## Entries with chart source code
· · · · ·

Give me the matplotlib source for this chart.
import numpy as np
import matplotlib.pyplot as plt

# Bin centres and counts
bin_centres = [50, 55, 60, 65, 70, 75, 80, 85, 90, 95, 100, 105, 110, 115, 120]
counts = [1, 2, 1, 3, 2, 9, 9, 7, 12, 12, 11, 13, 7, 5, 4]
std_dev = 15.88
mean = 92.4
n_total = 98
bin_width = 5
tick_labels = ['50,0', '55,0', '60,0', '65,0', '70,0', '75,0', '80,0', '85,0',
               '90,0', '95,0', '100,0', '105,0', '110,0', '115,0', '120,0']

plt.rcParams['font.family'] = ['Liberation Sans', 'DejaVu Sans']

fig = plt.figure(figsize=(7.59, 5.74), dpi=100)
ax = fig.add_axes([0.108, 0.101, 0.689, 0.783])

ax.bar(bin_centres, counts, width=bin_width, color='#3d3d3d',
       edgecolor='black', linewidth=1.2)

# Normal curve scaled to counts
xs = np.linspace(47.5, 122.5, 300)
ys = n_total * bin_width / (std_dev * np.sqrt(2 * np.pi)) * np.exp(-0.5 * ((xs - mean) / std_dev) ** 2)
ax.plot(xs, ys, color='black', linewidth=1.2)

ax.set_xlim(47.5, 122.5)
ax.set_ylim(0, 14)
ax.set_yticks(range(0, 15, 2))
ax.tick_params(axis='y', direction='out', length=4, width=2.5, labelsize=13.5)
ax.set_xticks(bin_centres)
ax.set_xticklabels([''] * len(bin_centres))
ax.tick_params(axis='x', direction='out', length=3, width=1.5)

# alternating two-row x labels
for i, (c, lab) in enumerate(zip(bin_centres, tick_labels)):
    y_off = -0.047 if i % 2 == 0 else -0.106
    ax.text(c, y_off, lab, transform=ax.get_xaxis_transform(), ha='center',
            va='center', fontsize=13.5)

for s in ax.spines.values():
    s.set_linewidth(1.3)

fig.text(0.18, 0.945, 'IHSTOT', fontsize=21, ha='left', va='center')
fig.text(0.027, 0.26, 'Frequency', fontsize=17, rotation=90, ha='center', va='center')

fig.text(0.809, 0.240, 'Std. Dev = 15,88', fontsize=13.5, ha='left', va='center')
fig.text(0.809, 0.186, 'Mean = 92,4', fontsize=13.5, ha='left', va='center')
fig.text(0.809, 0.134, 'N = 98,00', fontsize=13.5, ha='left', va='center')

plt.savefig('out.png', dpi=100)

· · · · ·

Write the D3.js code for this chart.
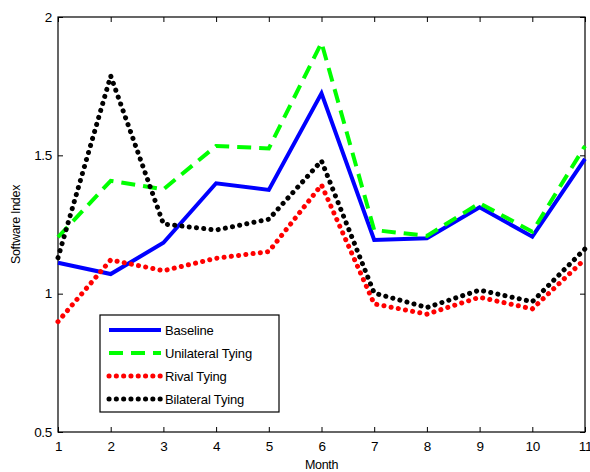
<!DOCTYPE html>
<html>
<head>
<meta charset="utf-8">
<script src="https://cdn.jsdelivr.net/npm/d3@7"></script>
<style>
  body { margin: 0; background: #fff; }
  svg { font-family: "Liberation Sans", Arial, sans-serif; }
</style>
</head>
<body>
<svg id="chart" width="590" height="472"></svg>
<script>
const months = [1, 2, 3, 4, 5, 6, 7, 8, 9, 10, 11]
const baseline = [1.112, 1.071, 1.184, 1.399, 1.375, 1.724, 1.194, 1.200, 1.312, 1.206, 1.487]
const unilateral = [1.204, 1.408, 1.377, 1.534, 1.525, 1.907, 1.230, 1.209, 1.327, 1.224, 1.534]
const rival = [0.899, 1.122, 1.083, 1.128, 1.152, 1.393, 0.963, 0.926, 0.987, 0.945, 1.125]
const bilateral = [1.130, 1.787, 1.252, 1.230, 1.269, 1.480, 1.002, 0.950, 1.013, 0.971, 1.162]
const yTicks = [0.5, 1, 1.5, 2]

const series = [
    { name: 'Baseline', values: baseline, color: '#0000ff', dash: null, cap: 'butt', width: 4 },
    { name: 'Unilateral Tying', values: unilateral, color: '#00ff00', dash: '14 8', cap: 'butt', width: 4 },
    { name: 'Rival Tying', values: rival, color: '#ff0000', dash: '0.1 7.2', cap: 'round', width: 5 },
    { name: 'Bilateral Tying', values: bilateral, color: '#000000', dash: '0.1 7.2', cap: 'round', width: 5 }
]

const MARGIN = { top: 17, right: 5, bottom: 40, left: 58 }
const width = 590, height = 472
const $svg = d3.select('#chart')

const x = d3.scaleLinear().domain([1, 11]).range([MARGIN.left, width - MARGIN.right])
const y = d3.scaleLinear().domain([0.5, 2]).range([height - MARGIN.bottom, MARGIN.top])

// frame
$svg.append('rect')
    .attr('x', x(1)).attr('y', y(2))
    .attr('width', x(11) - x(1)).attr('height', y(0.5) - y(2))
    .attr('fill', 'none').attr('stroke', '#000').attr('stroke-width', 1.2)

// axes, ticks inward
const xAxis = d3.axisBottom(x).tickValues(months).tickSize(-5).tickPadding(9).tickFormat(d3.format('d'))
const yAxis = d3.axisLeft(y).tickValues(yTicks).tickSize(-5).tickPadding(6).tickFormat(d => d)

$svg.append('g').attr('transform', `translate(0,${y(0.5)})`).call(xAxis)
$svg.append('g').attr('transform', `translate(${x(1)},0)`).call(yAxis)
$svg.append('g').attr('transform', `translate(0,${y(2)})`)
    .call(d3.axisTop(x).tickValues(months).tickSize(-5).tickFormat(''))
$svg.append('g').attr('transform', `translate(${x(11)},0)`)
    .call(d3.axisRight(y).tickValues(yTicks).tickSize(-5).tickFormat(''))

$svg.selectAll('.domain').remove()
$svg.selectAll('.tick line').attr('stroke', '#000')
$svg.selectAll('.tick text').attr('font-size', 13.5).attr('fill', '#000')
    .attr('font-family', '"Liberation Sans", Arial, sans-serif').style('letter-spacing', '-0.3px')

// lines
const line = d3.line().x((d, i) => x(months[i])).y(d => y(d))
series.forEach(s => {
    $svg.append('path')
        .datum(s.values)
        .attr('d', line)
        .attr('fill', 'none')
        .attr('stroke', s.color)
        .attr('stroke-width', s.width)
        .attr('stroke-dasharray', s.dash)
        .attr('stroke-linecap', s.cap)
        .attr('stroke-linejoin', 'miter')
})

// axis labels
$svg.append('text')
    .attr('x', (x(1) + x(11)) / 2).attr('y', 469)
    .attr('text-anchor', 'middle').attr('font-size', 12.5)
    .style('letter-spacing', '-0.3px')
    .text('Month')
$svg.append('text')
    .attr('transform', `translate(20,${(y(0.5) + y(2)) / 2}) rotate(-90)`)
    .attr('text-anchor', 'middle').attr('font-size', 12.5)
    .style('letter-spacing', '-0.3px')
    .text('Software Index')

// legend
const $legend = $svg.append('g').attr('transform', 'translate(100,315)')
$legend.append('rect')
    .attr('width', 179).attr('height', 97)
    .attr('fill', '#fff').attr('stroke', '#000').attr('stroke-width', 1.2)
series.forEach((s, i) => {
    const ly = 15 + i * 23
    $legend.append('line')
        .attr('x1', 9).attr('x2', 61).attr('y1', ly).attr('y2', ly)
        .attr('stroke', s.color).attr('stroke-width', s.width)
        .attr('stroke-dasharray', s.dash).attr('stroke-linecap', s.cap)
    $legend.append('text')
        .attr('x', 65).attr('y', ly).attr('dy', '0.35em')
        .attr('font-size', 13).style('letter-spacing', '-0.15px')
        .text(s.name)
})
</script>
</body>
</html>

· · · · ·

## TASK
Exactly the lines from the line that has "Give me the matplotlib source for this chart." through the line that has "plt.savefig('out.png', dpi=100)" are to be repeated, both included, with nothing added.

## THE COMPLETED TASK
Give me the matplotlib source for this chart.
import numpy as np
import matplotlib.pyplot as plt

# Bin centres and counts
bin_centres = [50, 55, 60, 65, 70, 75, 80, 85, 90, 95, 100, 105, 110, 115, 120]
counts = [1, 2, 1, 3, 2, 9, 9, 7, 12, 12, 11, 13, 7, 5, 4]
std_dev = 15.88
mean = 92.4
n_total = 98
bin_width = 5
tick_labels = ['50,0', '55,0', '60,0', '65,0', '70,0', '75,0', '80,0', '85,0',
               '90,0', '95,0', '100,0', '105,0', '110,0', '115,0', '120,0']

plt.rcParams['font.family'] = ['Liberation Sans', 'DejaVu Sans']

fig = plt.figure(figsize=(7.59, 5.74), dpi=100)
ax = fig.add_axes([0.108, 0.101, 0.689, 0.783])

ax.bar(bin_centres, counts, width=bin_width, color='#3d3d3d',
       edgecolor='black', linewidth=1.2)

# Normal curve scaled to counts
xs = np.linspace(47.5, 122.5, 300)
ys = n_total * bin_width / (std_dev * np.sqrt(2 * np.pi)) * np.exp(-0.5 * ((xs - mean) / std_dev) ** 2)
ax.plot(xs, ys, color='black', linewidth=1.2)

ax.set_xlim(47.5, 122.5)
ax.set_ylim(0, 14)
ax.set_yticks(range(0, 15, 2))
ax.tick_params(axis='y', direction='out', length=4, width=2.5, labelsize=13.5)
ax.set_xticks(bin_centres)
ax.set_xticklabels([''] * len(bin_centres))
ax.tick_params(axis='x', direction='out', length=3, width=1.5)

# alternating two-row x labels
for i, (c, lab) in enumerate(zip(bin_centres, tick_labels)):
    y_off = -0.047 if i % 2 == 0 else -0.106
    ax.text(c, y_off, lab, transform=ax.get_xaxis_transform(), ha='center',
            va='center', fontsize=13.5)

for s in ax.spines.values():
    s.set_linewidth(1.3)

fig.text(0.18, 0.945, 'IHSTOT', fontsize=21, ha='left', va='center')
fig.text(0.027, 0.26, 'Frequency', fontsize=17, rotation=90, ha='center', va='center')

fig.text(0.809, 0.240, 'Std. Dev = 15,88', fontsize=13.5, ha='left', va='center')
fig.text(0.809, 0.186, 'Mean = 92,4', fontsize=13.5, ha='left', va='center')
fig.text(0.809, 0.134, 'N = 98,00', fontsize=13.5, ha='left', va='center')

plt.savefig('out.png', dpi=100)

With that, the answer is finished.